Joseph Weiler examines trial of Jesus in three-part lecture

Joseph WeilerUniversity Professor Joseph Weiler began his three-part lecture series on Jesus of Nazareth with an anecdote involving the actor Heath Ledger. When news of Ledger’s untimely death broke in January 2008, a front-page New York Times article quoted a student of Weiler, mentioning that she had received a message about the actor’s death while sitting in Weiler’s seminar The Passion of the Christ: The Trial of Jesus. A sharp-eyed contributor to the Wall Street Journal’s law blog subsequently published a post about the class, using it as a springboard for a contest in which readers were asked to submit their own candidates for “the quirkiest law-school elective out there.”
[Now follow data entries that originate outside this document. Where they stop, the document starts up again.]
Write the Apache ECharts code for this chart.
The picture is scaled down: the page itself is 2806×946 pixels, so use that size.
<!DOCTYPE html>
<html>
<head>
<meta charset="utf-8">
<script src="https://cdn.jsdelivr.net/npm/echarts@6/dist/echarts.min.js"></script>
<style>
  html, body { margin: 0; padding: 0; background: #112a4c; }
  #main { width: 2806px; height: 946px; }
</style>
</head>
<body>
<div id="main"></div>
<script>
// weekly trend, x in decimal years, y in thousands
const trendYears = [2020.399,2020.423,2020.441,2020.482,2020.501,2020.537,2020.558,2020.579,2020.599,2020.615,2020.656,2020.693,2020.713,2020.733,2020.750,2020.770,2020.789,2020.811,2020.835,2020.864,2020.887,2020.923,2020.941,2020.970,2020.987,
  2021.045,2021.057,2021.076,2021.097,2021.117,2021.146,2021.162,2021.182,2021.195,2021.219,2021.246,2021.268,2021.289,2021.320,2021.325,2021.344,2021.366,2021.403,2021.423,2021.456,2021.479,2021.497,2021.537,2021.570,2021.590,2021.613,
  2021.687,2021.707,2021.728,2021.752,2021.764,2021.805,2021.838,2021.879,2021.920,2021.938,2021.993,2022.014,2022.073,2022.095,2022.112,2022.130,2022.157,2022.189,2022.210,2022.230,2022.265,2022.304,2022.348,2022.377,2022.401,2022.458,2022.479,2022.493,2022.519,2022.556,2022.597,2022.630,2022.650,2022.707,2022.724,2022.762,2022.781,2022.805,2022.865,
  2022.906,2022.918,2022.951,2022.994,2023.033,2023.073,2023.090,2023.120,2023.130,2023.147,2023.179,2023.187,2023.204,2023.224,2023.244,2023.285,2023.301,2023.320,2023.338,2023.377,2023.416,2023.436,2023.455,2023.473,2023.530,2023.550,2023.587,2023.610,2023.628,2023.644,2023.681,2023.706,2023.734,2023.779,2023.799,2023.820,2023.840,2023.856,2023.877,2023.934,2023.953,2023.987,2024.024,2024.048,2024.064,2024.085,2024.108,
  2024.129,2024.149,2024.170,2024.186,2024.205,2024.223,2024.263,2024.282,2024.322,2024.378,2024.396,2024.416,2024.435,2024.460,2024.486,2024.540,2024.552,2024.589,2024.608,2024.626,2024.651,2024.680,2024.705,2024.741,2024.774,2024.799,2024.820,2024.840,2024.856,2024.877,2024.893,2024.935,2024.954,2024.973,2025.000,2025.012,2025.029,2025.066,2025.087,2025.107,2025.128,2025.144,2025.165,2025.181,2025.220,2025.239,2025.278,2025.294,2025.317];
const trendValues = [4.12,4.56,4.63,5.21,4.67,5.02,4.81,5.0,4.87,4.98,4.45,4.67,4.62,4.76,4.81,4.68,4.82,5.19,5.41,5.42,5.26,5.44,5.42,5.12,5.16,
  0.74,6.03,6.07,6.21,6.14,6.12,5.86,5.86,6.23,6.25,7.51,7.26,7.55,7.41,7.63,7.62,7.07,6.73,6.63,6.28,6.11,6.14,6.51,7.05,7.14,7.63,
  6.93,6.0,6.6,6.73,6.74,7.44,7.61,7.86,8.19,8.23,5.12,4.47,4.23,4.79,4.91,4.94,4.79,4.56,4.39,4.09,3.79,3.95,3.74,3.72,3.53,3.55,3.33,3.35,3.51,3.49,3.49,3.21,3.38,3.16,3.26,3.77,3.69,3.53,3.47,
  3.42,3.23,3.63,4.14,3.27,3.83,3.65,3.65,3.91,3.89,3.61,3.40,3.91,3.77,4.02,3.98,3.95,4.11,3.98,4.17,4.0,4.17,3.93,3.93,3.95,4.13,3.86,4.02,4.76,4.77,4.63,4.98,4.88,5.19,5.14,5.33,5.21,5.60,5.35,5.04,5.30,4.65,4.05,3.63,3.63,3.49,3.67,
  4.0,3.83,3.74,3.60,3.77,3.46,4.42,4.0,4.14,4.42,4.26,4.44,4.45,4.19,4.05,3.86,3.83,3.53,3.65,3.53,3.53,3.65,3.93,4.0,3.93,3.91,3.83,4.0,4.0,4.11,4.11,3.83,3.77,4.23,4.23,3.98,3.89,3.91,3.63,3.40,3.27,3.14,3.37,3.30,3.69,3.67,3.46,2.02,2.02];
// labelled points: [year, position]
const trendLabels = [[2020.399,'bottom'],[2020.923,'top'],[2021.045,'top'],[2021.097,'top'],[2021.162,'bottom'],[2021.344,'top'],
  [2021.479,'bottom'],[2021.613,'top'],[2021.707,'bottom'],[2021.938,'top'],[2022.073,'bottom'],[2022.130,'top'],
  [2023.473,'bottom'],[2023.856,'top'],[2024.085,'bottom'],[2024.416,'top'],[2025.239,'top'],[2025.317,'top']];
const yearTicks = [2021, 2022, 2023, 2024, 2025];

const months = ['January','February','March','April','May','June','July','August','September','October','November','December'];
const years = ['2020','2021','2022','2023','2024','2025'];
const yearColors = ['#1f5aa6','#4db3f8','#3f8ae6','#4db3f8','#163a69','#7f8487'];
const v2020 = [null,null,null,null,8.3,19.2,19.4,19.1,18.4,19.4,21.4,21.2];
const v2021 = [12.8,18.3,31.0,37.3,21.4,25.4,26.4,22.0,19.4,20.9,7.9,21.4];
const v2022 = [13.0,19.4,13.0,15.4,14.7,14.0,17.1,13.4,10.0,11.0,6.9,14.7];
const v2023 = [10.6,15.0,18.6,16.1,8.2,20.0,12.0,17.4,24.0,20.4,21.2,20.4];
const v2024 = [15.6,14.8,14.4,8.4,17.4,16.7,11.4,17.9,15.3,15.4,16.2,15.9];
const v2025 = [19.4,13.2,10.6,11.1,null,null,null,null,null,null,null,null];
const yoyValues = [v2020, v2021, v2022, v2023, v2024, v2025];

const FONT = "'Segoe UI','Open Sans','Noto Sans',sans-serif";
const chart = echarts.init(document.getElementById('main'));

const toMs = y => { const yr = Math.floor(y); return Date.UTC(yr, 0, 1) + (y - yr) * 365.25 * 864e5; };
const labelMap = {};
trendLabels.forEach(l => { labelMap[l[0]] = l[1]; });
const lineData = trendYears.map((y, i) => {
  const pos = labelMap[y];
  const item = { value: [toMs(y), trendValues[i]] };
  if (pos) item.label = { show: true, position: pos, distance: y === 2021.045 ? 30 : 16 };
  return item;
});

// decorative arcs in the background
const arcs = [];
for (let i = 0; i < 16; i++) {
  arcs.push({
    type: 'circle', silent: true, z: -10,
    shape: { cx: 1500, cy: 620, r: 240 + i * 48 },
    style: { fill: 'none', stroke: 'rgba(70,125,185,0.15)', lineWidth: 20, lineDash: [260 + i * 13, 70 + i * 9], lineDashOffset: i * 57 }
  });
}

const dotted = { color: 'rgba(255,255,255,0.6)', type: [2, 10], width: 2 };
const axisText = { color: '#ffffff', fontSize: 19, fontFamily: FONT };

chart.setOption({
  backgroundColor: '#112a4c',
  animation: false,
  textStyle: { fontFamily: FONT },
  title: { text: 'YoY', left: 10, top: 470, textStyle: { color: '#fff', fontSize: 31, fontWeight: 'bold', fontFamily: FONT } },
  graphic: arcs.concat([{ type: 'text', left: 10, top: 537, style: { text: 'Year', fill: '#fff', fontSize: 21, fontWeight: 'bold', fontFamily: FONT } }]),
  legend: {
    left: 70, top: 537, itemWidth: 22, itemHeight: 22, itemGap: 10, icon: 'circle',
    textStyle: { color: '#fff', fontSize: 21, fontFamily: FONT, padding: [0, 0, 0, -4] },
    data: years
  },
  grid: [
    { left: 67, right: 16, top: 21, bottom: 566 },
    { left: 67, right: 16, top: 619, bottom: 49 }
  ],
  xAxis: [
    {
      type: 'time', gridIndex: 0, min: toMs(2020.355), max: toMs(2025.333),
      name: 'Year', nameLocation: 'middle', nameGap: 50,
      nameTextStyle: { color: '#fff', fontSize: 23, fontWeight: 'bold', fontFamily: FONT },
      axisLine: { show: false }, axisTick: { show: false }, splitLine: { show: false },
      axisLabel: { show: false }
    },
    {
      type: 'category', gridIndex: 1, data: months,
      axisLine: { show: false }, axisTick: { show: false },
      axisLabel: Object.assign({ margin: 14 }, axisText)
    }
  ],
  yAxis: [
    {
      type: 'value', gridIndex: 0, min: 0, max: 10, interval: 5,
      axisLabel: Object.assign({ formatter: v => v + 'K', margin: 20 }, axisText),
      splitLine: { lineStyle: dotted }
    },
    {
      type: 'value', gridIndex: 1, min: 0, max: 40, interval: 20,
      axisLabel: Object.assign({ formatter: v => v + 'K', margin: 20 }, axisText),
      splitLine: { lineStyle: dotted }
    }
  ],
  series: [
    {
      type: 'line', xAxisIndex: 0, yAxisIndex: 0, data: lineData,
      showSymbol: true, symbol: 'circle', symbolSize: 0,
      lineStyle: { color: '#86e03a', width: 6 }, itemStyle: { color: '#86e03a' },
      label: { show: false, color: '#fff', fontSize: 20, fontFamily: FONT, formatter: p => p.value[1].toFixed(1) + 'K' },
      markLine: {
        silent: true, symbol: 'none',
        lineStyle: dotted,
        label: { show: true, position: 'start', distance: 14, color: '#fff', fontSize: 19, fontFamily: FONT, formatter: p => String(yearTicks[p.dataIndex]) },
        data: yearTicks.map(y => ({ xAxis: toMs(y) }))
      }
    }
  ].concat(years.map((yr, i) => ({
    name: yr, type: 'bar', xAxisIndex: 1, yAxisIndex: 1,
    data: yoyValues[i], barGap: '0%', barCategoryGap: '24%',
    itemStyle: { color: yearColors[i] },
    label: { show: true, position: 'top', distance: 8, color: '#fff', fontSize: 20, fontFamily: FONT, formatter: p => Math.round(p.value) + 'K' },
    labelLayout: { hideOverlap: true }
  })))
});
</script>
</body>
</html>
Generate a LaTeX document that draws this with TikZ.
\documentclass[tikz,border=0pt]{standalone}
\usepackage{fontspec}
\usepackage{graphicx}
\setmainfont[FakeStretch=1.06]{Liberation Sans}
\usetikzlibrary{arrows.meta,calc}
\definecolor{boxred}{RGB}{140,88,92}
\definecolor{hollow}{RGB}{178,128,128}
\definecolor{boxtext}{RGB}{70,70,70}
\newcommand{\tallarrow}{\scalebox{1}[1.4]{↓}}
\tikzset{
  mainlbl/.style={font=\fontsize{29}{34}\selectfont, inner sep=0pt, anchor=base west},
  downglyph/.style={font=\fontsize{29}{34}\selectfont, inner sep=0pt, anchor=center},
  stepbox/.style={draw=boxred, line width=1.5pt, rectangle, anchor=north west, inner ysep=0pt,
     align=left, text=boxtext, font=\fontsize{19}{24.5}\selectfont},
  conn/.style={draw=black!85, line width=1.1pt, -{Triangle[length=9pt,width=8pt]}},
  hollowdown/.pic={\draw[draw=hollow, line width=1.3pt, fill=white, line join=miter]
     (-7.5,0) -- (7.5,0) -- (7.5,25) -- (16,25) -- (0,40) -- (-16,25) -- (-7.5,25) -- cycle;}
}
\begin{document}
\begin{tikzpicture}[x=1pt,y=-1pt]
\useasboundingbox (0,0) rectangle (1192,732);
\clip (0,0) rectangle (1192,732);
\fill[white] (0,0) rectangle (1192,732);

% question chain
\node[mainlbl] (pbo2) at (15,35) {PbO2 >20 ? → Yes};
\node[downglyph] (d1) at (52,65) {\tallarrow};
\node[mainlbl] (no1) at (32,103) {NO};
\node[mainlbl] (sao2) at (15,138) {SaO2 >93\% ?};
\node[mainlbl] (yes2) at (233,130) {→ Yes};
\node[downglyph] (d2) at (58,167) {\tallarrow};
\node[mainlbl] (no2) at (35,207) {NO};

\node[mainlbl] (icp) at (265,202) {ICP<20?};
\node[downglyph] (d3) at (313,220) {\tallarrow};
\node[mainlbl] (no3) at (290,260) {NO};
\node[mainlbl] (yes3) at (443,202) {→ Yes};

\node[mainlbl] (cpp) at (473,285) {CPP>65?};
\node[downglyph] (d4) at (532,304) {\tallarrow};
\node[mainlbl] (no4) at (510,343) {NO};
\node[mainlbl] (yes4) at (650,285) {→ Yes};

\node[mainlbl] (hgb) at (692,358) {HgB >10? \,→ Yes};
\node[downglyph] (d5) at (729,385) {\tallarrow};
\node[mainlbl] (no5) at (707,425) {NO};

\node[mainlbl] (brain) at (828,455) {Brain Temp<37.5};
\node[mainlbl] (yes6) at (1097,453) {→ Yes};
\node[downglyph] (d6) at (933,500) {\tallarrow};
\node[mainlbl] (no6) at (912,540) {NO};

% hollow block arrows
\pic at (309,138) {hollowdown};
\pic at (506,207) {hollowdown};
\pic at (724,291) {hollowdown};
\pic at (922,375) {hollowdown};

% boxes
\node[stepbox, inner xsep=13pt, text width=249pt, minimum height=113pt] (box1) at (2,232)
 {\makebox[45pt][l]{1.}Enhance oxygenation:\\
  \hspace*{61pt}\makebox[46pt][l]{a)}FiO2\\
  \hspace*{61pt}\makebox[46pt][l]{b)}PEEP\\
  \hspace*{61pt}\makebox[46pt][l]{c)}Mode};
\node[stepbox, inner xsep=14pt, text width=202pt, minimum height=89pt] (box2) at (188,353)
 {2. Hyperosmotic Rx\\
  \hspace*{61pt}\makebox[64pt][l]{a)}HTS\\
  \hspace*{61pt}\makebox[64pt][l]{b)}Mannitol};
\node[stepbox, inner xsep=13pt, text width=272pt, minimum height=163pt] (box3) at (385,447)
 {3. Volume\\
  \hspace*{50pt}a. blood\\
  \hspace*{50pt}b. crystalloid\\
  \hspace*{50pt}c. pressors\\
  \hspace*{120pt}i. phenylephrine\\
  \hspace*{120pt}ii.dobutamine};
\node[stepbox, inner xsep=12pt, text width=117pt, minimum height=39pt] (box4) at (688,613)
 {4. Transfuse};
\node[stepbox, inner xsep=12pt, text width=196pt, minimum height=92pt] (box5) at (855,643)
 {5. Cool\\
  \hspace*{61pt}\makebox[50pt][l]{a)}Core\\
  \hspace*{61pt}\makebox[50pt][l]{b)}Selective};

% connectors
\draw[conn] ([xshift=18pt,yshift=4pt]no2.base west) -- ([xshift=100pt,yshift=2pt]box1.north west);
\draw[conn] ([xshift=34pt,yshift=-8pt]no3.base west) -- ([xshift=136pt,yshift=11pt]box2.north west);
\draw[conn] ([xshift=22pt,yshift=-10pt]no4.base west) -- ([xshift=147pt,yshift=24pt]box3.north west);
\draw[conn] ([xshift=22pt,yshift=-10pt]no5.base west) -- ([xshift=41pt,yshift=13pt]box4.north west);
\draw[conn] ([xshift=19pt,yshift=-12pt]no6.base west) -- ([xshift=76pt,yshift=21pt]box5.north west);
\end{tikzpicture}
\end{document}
Weiler took exception to the implication that his course was irrelevant: “A law school is not only in the business of training first-class lawyers, although I think we do that, too, and we do that very well.... We also are in the business of reflecting on the nature of law and the interaction of legal institutions and law with our society.”

Calling Jesus’ appearance before the Sanhedrin “arguably the most famous trial in Western civilization,” Weiler noted that at least 400 books focused solely on the trial have been published. He asserted that verifying the historical accuracy of the trial’s details was much less important than examining the influence of the New Testament version of the event on latter-day perceptions of justice.

In the first part of his lecture series, “The Passion of the Christ: The Trial of Jesus,” on February 3, Weiler considered the procedure and cultural significance of the trial. On February 10, in his second lecture, he focused on the trial’s substance in looking at exactly what Jesus was accused and convicted of, as well as the theological implications of the proceedings. In the third and final lecture on February 17, Weiler examined the trial’s aftermath in terms of its subsequent historical significance for the relationship between Jews and Christians. He also touched on questions of identity, “the other,” guilt, and collective responsibility.

The lectures, part of the Tikvah Public Lecture Series, were presented by the Tikvah Center for Law & Jewish Civilization, of which Weiler is co-director.